Work required: From the data that follows, copy every line holding the string "this".

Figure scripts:
"""

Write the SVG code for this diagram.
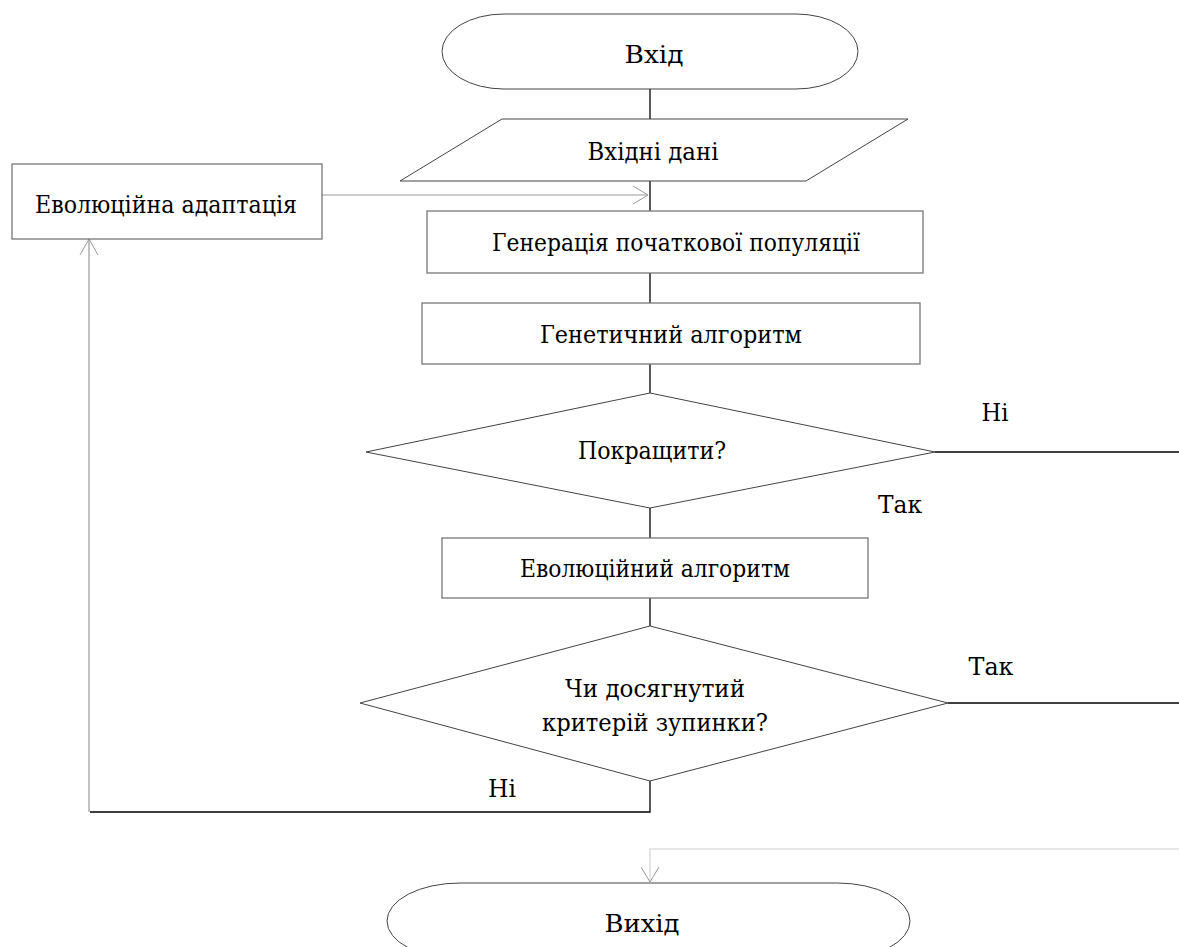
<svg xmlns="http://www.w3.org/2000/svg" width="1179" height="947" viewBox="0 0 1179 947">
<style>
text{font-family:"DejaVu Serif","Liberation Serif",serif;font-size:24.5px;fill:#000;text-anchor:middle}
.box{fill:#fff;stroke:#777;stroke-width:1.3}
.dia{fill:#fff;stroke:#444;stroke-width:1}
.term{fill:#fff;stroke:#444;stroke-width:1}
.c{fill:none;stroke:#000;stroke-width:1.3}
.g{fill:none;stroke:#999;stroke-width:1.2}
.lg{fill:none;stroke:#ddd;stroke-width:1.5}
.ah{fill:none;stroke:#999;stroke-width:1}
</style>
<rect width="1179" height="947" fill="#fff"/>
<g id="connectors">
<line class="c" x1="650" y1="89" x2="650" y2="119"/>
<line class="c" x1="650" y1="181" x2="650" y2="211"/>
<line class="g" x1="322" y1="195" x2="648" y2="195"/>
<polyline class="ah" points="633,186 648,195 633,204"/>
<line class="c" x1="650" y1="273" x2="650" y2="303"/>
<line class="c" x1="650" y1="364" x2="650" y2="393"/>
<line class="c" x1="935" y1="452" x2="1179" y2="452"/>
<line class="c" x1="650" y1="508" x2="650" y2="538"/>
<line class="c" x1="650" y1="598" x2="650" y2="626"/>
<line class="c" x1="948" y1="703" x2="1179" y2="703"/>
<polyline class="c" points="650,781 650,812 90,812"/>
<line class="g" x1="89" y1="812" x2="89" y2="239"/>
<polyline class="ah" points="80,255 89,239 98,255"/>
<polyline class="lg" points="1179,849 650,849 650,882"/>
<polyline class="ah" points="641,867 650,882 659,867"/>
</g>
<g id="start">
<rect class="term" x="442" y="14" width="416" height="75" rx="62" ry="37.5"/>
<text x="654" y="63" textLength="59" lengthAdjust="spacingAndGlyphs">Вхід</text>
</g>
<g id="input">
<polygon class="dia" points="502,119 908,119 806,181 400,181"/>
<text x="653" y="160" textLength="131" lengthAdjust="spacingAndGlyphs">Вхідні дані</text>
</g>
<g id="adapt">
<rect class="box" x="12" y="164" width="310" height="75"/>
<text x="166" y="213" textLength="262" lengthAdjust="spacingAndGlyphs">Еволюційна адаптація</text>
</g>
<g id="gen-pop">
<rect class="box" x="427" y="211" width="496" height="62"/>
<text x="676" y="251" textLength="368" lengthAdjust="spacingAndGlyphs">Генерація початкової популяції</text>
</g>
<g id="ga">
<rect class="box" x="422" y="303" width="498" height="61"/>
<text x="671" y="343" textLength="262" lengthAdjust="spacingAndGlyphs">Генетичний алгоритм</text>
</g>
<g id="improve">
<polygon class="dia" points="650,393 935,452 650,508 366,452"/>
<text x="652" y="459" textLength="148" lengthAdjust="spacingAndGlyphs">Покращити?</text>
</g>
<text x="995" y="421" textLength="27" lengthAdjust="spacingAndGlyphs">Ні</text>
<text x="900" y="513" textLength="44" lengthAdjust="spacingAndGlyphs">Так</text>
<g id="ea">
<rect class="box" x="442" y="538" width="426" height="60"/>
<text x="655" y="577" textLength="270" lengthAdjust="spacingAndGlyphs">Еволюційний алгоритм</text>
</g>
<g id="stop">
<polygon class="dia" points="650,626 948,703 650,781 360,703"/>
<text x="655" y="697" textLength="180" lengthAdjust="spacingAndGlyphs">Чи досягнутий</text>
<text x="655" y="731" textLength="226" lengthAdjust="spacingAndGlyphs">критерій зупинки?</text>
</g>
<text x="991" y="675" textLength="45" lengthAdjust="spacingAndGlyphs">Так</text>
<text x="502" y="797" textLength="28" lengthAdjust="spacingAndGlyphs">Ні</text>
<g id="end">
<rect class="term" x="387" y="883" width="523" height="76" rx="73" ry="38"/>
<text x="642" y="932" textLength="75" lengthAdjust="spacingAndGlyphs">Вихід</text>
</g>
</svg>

"""
"""

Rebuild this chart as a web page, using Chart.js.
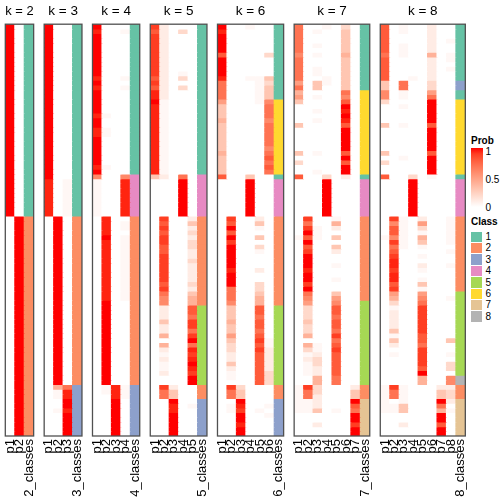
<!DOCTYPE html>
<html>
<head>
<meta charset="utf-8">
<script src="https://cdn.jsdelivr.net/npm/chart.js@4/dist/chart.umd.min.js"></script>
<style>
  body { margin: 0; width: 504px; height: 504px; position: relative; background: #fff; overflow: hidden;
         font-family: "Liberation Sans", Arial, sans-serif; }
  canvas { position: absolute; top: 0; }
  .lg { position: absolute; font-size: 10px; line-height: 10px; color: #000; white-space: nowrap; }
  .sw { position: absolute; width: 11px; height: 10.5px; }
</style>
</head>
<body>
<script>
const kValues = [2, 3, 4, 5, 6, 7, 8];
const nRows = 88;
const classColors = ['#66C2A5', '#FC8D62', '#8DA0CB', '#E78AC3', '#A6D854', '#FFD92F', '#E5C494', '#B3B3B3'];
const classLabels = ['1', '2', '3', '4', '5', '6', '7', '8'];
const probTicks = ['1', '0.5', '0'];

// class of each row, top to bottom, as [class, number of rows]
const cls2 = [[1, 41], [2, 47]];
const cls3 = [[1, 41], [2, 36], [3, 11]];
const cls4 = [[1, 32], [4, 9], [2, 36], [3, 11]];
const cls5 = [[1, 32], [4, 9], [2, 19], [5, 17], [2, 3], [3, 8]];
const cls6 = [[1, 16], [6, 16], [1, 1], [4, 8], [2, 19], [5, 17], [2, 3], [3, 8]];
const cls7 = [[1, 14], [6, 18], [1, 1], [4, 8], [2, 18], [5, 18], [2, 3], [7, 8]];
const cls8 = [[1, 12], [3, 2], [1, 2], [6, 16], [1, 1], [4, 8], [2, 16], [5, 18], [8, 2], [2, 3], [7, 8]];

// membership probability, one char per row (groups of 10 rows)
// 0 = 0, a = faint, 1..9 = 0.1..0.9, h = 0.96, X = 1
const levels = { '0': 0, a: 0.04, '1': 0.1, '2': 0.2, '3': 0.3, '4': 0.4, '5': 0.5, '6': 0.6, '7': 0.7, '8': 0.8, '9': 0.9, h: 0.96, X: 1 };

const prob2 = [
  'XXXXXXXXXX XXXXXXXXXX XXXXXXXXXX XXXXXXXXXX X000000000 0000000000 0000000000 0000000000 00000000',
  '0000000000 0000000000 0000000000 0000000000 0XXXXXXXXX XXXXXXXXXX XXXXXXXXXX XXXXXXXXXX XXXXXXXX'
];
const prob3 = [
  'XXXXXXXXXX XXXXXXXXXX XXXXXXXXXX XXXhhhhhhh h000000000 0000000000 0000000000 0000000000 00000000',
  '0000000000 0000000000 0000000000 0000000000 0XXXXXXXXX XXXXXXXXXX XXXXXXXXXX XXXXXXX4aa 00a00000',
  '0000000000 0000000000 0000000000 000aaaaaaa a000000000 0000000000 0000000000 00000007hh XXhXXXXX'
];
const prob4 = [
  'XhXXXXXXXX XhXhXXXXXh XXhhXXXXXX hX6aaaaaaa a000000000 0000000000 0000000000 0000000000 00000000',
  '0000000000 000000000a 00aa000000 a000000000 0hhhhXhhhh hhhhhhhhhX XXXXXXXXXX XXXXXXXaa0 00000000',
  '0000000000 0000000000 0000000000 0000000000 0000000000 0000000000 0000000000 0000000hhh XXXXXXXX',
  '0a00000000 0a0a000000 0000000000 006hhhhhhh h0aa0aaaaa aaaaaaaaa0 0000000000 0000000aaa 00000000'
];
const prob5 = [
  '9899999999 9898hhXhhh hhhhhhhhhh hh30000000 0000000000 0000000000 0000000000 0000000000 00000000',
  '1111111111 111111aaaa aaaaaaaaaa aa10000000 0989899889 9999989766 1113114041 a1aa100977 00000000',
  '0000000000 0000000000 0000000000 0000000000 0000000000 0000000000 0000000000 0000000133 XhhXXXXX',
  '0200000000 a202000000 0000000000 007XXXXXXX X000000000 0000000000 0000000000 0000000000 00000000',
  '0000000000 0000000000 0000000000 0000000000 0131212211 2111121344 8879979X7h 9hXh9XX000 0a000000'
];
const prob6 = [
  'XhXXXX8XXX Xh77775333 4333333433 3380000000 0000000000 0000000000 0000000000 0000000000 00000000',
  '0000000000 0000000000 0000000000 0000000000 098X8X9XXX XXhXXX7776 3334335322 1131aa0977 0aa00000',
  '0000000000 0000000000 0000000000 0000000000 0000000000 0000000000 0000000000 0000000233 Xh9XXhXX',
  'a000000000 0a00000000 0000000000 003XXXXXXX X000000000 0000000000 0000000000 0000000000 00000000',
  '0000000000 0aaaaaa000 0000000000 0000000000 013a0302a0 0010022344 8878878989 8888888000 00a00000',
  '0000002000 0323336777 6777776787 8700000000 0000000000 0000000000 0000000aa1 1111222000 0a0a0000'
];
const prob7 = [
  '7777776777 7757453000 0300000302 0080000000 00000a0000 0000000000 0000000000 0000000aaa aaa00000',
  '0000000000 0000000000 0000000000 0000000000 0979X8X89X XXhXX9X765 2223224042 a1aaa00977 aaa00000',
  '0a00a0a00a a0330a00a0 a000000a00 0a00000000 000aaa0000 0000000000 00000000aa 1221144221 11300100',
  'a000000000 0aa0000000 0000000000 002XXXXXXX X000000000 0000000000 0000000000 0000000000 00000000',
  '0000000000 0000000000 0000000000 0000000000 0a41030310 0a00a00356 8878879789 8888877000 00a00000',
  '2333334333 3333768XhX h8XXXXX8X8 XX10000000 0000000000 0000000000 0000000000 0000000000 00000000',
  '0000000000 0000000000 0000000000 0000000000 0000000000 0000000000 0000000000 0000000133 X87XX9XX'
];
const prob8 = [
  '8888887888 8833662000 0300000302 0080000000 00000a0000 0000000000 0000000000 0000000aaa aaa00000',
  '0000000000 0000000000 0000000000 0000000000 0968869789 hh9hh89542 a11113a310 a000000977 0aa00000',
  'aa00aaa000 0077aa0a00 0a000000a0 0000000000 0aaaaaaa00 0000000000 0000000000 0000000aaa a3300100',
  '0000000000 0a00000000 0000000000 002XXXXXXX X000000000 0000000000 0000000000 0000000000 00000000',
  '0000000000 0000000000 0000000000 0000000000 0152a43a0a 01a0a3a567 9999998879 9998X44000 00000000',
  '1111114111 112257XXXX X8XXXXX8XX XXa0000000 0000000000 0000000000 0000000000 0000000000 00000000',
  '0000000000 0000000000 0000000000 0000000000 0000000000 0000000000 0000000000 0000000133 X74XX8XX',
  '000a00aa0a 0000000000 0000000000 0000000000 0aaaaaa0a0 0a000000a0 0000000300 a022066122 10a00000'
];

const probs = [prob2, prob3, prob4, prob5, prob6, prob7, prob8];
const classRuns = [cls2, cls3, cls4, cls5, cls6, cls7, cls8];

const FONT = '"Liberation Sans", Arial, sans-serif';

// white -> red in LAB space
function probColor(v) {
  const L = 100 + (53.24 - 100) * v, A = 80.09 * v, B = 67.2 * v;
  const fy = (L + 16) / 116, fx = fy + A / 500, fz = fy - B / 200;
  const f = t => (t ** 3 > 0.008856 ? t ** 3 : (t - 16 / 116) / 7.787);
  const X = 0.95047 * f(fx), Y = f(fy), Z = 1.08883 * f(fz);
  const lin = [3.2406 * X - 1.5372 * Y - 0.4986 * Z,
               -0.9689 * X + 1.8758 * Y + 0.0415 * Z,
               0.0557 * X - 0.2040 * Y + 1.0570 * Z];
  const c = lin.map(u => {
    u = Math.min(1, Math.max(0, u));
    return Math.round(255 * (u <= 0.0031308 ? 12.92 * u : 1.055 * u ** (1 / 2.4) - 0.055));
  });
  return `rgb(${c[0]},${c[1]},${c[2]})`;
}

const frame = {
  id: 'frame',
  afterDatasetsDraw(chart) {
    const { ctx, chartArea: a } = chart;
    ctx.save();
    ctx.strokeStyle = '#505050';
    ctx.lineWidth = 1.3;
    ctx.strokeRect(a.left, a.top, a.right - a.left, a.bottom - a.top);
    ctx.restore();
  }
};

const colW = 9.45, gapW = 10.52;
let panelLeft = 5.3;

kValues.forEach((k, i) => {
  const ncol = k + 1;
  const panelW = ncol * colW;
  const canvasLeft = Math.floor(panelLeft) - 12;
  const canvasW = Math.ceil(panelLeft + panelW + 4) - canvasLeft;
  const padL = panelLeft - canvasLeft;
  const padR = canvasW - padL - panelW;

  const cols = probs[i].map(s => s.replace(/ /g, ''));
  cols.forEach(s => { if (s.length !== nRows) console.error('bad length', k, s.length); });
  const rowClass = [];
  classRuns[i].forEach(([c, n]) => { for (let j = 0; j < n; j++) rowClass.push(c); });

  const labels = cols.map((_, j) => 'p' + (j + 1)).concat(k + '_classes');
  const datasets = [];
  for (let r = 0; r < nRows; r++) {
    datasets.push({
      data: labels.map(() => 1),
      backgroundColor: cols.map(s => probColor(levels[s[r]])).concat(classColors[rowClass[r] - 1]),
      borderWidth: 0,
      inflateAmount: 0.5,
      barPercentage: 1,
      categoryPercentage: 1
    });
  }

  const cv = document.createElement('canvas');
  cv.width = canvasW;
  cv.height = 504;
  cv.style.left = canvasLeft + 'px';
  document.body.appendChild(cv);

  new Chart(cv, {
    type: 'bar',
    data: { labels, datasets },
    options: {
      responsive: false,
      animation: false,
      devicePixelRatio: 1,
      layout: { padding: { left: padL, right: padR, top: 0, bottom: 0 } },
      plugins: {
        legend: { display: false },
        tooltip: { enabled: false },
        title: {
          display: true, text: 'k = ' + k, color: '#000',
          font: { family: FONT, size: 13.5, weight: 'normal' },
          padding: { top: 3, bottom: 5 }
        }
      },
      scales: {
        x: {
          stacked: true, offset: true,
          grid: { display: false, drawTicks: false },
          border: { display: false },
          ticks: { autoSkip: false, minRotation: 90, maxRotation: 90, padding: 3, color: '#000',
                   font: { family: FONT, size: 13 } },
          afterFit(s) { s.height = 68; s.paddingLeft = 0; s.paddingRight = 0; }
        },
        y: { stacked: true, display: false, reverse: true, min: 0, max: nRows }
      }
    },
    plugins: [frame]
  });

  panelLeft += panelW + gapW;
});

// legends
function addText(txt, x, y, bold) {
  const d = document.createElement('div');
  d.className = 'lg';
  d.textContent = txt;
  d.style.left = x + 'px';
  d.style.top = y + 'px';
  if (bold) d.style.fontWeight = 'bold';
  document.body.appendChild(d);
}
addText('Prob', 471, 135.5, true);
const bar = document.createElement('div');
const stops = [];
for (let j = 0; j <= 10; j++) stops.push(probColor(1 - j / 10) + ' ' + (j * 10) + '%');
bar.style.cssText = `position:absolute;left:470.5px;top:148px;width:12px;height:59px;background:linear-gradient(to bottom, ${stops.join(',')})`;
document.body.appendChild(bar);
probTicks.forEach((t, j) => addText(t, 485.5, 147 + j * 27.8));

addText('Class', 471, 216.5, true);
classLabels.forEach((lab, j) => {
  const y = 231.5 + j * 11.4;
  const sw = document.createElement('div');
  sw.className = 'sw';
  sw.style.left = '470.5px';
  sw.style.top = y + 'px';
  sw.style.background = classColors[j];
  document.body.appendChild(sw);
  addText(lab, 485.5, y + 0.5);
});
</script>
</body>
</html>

"""

Task answer:
Write the SVG code for this diagram.
Rebuild this chart as a web page, using Chart.js.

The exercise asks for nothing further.